The Hanashat-Abdel Halim feud began with a fight between two children at a wedding in 1990. After the killing of an Abdel Halim by a Hanashat last April, the local police mediated a reconciliation between the two feuding families.
The Hanashat massacre was unusual because it not only broke the rules of the reconciliation and grossly violated the age-old tit-for-tat ratio, but it flouted the ban on killing children (women are also exempt from feuds).
To complicate matters still more, 13 Abdel Halim women are married to Hanashat men. Most of their husbands have said they will divorce them.
The village of Beit Allam, where the Hanashats and Abdel Halims lived side by side until August (the Abdel Halims have now fled to neighbouring villages) has been shocked by the scale of the violence.
Although the mayor told journalists that mediation would begin once tempers had cooled, the Hanashats remain defiant.
"Vendetta is better than disgrace," proclaimed Abu Zeid Abu Henish, a leader of the Hanashat clan, in local papers after the massacre.
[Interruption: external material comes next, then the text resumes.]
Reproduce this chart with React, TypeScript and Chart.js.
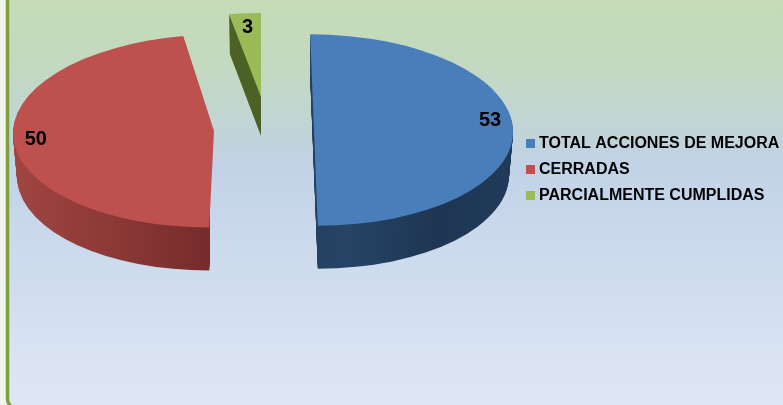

"We will never forget our feud no matter how many years go by," said another family member.
Even if the 13 Abdel Halims who have been accused of murder are found guilty by a court, the death sentences they could face will not satisfy the rules of the feud.
Until 22 members of their clan have been killed, or the vicious cycle is somehow broken, all Abdel Halim men will remain in hiding.